Hive Query Over Hbase
Hive and HBase are two powerful technologies that, when combined, can provide a comprehensive solution for big data storage and analysis. In this blog post, we’ll walk you through the process of executing Hive queries over HBase. This integration enables you to leverage Hive’s SQL-like querying capabilities on top of HBase’s NoSQL database. Let’s get started with the step-by-step guide.
- Launch the hbase shell-
hbase shell
- Create employee table with column family ‘cf’-
create ‘employees’, ‘cf’
- Let’s populate the “employees” table with some sample data. Use the following commands to add employee details:
put 'employees','1001','cf:name','mike'
put 'employees','1001','cf:country','USA'
put 'employees','1002','cf:name','sky'
put 'employees','1002','cf:country','Canada'
put 'employees','1003','cf:name','sara'
put 'employees','1003','cf:country','aus'
- Launch the Hive CLI and Define an External Table Now switch to the Hive environment. Launch the Hive CLI using the hive command. Once you’re in the Hive CLI, you can define an external table that references the HBase table. Enter the following HiveQL query:
CREATE EXTERNAL TABLE hbase_employee(key STRING, name STRING, country STRING)

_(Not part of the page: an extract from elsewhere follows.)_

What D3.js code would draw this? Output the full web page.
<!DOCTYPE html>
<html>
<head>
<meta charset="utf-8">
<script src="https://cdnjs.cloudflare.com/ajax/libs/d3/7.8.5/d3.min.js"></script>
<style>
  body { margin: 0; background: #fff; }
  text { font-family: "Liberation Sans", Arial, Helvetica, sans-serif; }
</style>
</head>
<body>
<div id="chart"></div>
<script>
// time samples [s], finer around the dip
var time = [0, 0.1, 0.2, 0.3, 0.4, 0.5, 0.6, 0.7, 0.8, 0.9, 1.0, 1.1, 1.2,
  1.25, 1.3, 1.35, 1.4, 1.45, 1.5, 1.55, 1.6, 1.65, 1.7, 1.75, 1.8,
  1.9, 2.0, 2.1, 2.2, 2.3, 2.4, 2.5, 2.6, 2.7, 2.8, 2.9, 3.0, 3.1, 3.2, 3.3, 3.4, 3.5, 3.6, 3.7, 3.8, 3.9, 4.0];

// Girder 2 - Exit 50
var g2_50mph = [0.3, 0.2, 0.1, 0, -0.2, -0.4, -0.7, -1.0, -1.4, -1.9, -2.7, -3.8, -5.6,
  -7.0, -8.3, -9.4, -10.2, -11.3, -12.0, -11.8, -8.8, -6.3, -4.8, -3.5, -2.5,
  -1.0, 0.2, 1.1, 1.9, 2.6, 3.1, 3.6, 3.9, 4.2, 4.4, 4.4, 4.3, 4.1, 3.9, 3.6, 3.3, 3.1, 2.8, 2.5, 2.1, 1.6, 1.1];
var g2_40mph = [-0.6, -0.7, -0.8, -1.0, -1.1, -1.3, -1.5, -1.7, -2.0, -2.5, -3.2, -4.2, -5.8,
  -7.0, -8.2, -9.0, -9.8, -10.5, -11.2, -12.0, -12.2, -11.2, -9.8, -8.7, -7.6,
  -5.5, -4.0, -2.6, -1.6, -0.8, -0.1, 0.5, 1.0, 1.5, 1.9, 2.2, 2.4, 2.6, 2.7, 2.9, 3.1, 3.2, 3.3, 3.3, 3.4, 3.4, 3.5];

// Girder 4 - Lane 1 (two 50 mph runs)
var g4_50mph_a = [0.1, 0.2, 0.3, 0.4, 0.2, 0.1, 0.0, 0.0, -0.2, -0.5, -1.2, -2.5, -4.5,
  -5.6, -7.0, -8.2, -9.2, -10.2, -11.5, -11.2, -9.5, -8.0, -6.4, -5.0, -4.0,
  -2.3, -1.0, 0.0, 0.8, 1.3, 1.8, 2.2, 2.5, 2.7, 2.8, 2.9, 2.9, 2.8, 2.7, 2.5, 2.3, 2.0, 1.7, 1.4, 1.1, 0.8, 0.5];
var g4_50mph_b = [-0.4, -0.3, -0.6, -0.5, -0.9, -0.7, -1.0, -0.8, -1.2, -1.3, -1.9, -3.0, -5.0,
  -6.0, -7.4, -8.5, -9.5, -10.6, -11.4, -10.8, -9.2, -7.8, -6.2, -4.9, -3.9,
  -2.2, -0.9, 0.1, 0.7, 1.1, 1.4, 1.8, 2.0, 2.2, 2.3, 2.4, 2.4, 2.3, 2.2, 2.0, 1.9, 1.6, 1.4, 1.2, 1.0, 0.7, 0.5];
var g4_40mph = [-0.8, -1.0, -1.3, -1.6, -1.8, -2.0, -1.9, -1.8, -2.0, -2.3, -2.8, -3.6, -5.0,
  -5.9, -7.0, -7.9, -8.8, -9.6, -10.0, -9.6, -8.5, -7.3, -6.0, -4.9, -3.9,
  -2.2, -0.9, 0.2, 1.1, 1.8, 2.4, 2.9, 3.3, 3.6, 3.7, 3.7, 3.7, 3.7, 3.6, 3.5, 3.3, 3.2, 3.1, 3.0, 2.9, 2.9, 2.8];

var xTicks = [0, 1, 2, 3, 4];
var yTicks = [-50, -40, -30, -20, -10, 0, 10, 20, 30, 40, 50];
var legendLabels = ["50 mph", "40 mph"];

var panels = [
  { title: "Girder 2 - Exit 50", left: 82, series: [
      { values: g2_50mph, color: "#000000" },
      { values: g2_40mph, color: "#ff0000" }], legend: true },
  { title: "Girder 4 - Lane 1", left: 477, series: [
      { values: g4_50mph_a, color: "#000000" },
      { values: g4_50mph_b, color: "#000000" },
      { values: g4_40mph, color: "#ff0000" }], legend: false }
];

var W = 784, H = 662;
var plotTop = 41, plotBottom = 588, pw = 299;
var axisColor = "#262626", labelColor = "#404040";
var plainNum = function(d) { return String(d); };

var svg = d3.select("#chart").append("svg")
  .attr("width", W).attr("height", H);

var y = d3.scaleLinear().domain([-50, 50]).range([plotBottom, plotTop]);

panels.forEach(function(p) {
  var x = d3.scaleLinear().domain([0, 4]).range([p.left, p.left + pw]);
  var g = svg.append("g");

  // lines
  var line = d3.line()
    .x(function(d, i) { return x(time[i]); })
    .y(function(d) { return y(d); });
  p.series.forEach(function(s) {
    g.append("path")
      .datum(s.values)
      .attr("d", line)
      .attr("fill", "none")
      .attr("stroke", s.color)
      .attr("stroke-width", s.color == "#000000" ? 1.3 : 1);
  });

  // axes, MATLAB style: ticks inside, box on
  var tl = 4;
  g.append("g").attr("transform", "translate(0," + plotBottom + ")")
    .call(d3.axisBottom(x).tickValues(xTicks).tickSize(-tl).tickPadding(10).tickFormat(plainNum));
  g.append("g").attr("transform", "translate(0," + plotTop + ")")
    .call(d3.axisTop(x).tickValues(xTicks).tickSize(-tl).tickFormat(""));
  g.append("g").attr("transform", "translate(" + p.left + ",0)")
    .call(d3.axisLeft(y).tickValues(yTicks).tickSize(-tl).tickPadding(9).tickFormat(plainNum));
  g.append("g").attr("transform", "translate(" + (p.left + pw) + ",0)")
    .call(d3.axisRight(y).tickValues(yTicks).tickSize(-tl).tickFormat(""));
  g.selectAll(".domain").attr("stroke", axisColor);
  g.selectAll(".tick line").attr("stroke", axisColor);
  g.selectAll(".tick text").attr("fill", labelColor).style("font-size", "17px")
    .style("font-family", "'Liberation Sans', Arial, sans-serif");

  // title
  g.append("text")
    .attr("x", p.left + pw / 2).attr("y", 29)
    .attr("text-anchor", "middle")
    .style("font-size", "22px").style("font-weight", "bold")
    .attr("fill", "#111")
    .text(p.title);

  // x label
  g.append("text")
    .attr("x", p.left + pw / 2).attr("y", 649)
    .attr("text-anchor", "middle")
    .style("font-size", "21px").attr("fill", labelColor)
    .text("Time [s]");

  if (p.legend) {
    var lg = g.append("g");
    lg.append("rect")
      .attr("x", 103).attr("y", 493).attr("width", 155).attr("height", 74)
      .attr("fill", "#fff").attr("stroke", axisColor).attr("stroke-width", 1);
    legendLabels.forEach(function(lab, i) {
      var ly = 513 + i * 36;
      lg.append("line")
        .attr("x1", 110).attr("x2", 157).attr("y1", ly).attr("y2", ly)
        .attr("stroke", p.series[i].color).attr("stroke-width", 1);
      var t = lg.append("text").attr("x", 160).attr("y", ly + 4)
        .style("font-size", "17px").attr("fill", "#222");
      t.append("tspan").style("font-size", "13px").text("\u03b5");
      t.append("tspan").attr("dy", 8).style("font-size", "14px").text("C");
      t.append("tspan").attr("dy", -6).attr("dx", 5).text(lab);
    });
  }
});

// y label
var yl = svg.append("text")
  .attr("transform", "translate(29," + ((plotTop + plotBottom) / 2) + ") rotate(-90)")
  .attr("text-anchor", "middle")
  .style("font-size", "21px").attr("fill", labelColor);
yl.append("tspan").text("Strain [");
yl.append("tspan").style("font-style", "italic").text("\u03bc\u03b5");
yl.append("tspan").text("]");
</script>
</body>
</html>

STORED BY 'org.apache.hadoop.hive.hbase.HBaseStorageHandler'
WITH SERDEPROPERTIES ("hbase.columns.mapping" = ":key,cf:name,cf:country")
TBLPROPERTIES ("hbase.table.name" = "employees");
This HiveQL query defines an external table named “hbase_employee” that points to the “employees” HBase table. It specifies the column mapping and other properties required for integrating Hive with HBase.
- Test Your Hive Query
With the external table defined, you can now run Hive queries on HBase data. For example, you can run a simple query to count employees by country:
select country,count(\*) from hbase\_employee group by country;
Tip: Handling HBase Classes Not Found Exception If you encounter an HBase classes not found exception while running Hive queries, it may be due to missing HBase JAR files. To resolve this issue, you can add the HBase JAR to Hive’s auxiliary path. Here’s the command to do so:
hive --auxpath ${HBASE_HOME}/hbase-0.94.13.jar
By following the steps outlined, you can seamlessly execute Hive queries over HBase, enabling you to work with both structured and unstructured data within your big data ecosystem. Cheers!